18. A 2-cycle engine as claimed in claim 17, wherein said branch portions have the same length and no sharp turning portion.

19. A 2-cycle engine as claimed in claim 16, wherein said branch portions have end portions opening into the bottom interior of said second scavenging passage.

20. A 2-cycle engine as claimed in claim 19, wherein axes of the end portions of said branch portions intersect with each other at an angle so that streams of the fresh combustible mixture flowing out from the end portions of said branch portions come into violent contact with each other.

21. A 2-cycle engine as claimed in claim 15, wherein said cylinder comprises at least two crank case parts and said first scavenging passage is a groove formed on an inner wall of one of said crank case parts.

22. A 2-cycle engine as claimed in claim 21, wherein said groove is formed between said crank case parts.

23. A 2-cycle engine as claimed in claim 21, wherein said groove extends along the circular periphery of the inner wall of said crank case part.

24. A 2-cycle engine as claimed in claim 23, wherein said groove comprises a first part extending along the circular periphery of the inner wall of said crank case part, and a second part extending along said first part.

25. A 2-cycle engine as claimed in claim 15, wherein said first scavenging passage means comprises a pair of said first scavenging passages and said second scavenging passage means comprises a pair of said second scavenging passages.

26. A 2-cycle engine as claimed in claim 25, wherein each of said first scavenging passages comprises a pair of branch passages, one of the branch passages of one of said first scavenging passages and one of the branch passages of the other first scavenging passage being connected to one of said second scavenging passages, the remaining branch passages being connected to the other second scavenging passage.

27. A 2-cycle engine as claimed in claim 15, wherein said first scavenging passage has an opening which opens into the bottom interior of said second scavenging passage, the opening of said first scavenging passage being directed to a circumferential inner wall of said second scavenging passage.

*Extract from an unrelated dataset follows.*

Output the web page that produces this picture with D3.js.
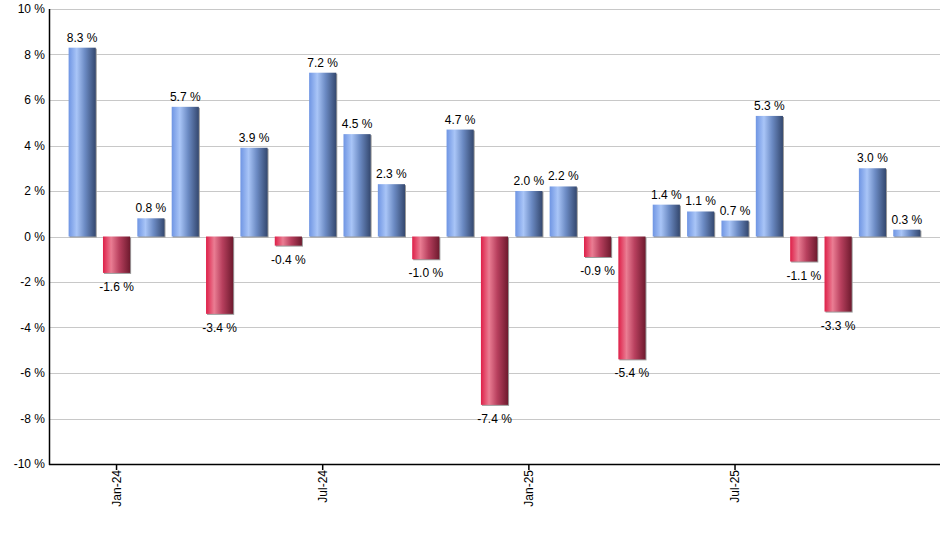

28. A 2-cycle engine as claimed in claim 14, wherein said first scavenging passage means has at least one mixture inlet opening into the bottom interior of said crank room.

29. A 2-cycle engine as claimed in claim 28, wherein a groove is formed on an inner wall of said crank room at the bottom thereof, said mixture inlet opening into said groove.

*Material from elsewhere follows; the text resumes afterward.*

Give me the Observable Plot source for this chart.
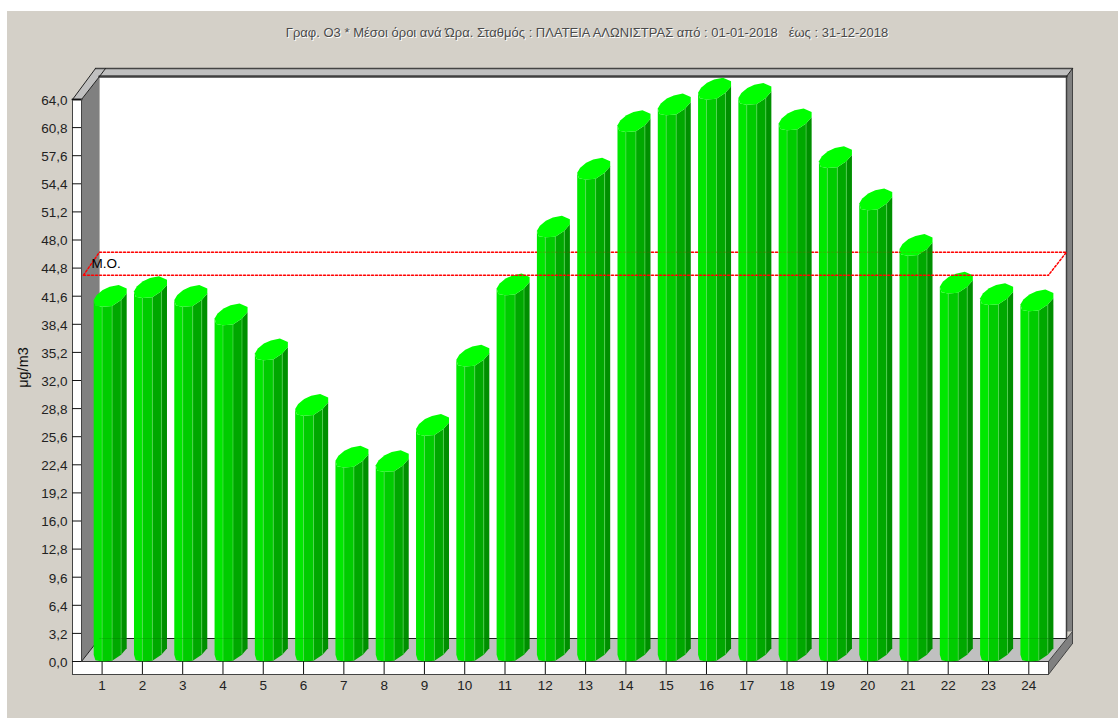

30. A 2-cycle engine as claimed in claim 29, wherein said groove has a bottom which is downwardly inclined towards said mixture inlet.

31. A 2-cycle engine as claimed in claim 14, wherein means for restricting the outflow of the exhaust gas from said exhaust port is disposed in said exhaust passage.

32. A 2-cycle engine as claimed in claim 31, wherein said restricting means comprises an exhaust control valve which is partially closed when the engine is operating under a partial load.

33. A 2-cycle engine as claimed in claim 31, wherein said restricting means comprises a restricted opening having a fixed opening area.

34. A 2-cycle engine comprising:

a plurality of crank case parts defining a cylinder having a cylinder bore and a crank room therein;

a piston reciprocally movable in said cylinder bore, said piston and said cylinder bore defining a combustion chamber;

an intake passage having mixture forming means therein for introducing a fresh combustible mixture into said crank room;

first scavenging passage means connected at one end to said crank room for causing the fresh combustible mixture to flow at a high speed, said first scavenging passage means being defined by an open groove defined in a wall of one of the crank case parts which is closed by an abutting another one of the crank case parts;

second scavenging passage means connected at one end and continuously open to the other end of said first scavenging passage means with a scavenging port opening into said combustion chamber for causing the fresh combustible mixture to flow at a low speed; and

an exhaust passage having an exhaust port opening into said combustion chamber for discharging exhaust gas to the atmosphere.

35. A 2-cycle engine as claimed in claim 34, wherein:

said groove extends at least part-circumferentially around the crank room and opens thereinto at the bottom thereof.